We also need to initialize the Audio config structure (which also serves as a handle once the system is initialized). Main() will pass this into ns_audio_init().

Audio configuration

static ns_audio_config_t audio_config = {
    .api = &ns_audio_V2_0_0,
    .eAudioApiMode = NS_AUDIO_API_CALLBACK,
    .callback = audio_frame_callback,
    .audioBuffer = (void *)&audioDataBuffer,
    .eAudioSource = NS_AUDIO_SOURCE_AUDADC,
    .sampleBuffer = dmaBuffer,
    .workingBuffer = workingBuffer,
    .numChannels = NUM_CHANNELS,
    .numSamples = SAMPLES_IN_FRAME,
    .sampleRate = SAMPLE_RATE,
    .audioSystemHandle = NULL, // filled in by audio_init()
    .bufferHandle = NULL,
};

Basic_MFCC.h

This one has a couple of hidden complexities worth exploring.

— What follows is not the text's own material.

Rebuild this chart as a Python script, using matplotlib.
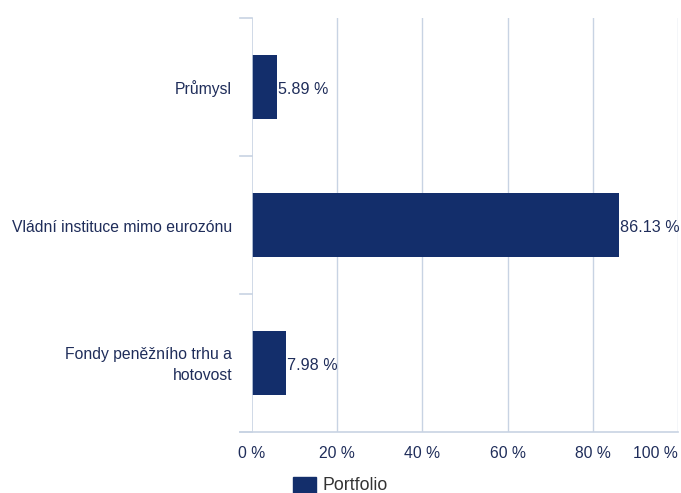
import matplotlib
matplotlib.use("Agg")
import matplotlib.pyplot as plt
from matplotlib.patches import Rectangle

categories = ["Průmysl", "Vládní instituce mimo eurozónu", "Fondy peněžního trhu a\nhotovost"]
values = [5.89, 86.13, 7.98]
xticks = [0, 20, 40, 60, 80, 100]
xtick_labels = ["0 %", "20 %", "40 %", "60 %", "80 %", "100 %"]
series_name = "Portfolio"

bar_color = "#132e6b"
text_color = "#1f2d5a"
grid_color = "#c8d3e3"

plt.rcParams['font.family'] = ['Liberation Sans', 'DejaVu Sans']

W, H = 681, 493
fig = plt.figure(figsize=(W / 100, H / 100), dpi=100)
ax = fig.add_axes([252 / W, 1 - 432 / H, (678 - 252) / W, (432 - 18) / H])

n = len(categories)
ypos = list(range(n))
ax.barh(ypos, values, height=0.465, color=bar_color, zorder=3)
ax.set_xlim(0, 100)
ax.set_ylim(n - 0.5, -0.5)

for spine in ax.spines.values():
    spine.set_visible(False)

# grid lines
for xv in xticks[1:]:
    ax.axvline(xv, color=grid_color, lw=1, zorder=1)
ax.axvline(0, color=grid_color, lw=1.2, zorder=4)
ax.axhline(n - 0.5, xmin=-12 / 426, xmax=1.0, color=grid_color, lw=1.2, clip_on=False, zorder=1)
# category boundary ticks
for b in range(n + 1):
    ax.plot([-12 / 426 * 100, 0], [b - 0.5, b - 0.5], color=grid_color, lw=1.2, clip_on=False, zorder=1)

ax.set_xticks(xticks)
ax.set_xticklabels(xtick_labels)
ax.tick_params(axis='x', length=0, pad=10, labelsize=11.3, colors=text_color)
labels = ax.get_xticklabels()
labels[-1].set_horizontalalignment('right')
ax.set_yticks([])

for y, lab in zip(ypos, categories):
    ax.annotate(lab, xy=(0, y), xytext=(-20, -2), textcoords='offset pixels',
                ha='right', va='center', fontsize=11.3, color=text_color,
                multialignment='right', linespacing=1.45)

for y, v in zip(ypos, values):
    ax.annotate(f"{v:.2f} %", xy=(v, y), xytext=(1, -2), textcoords='offset pixels',
                ha='left', va='center', fontsize=11.6, color=text_color, zorder=5)

# legend
fig.patches.append(Rectangle((293 / W, 1 - 493 / H), 23 / W, 16 / H, transform=fig.transFigure,
                             color=bar_color, figure=fig))
fig.text(322 / W, 1 - 485 / H, series_name, ha='left', va='center', fontsize=12.8, color="#333333")

fig.savefig("out.png", dpi=100)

In general, the parameters of this feature extractor are dictated by the model.

// MFCC Config
#define MY_MFCC_FRAME_LEN_POW2  512 // Next power of two size after SAMPLES_IN_FRAME (320)
#define MY_MFCC_NUM_FBANK_BINS  40  // from model
#define MY_MFCC_NUM_MFCC_COEFFS 10  // from model

// Allocate memory for MFCC calculations
#define MFCC_ARENA_SIZE  32*(MY_MFCC_FRAME_LEN_POW2*2 + MY_MFCC_NUM_FBANK_BINS*(NS_MFCC_SIZEBINS+MY_MFCC_NUM_MFCC_COEFFS))
static uint8_t mfccArena[MFCC_ARENA_SIZE];

ns_mfcc_cfg_t mfcc_config = {
    .arena = mfccArena,
    .sample_frequency = SAMPLE_RATE,
    .num_fbank_bins = MY_MFCC_NUM_FBANK_BINS,
    .low_freq = 20,
    .high_freq = 4000, // from model
    .num_frames = NUM_FRAMES,
    .num_coeffs = MY_MFCC_NUM_MFCC_COEFFS,
    .num_dec_bits = 0,
    .frame_shift_ms = 20, // ignored
    .frame_len_ms = 30, // ignored
    .frame_len = SAMPLES_IN_FRAME,
    .frame_len_pow2 = MY_MFCC_FRAME_LEN_POW2    
};

The other tricky bit is the mfccArena, which is used to store pre-calculated filters and temporary state. The ns-mfcc library maps a number of arrays to this memory block which translates to the messy sizing of the Arena (still better than the Tensorflow Lite Micro approach, which is 'guess and we'll tell you if you're right').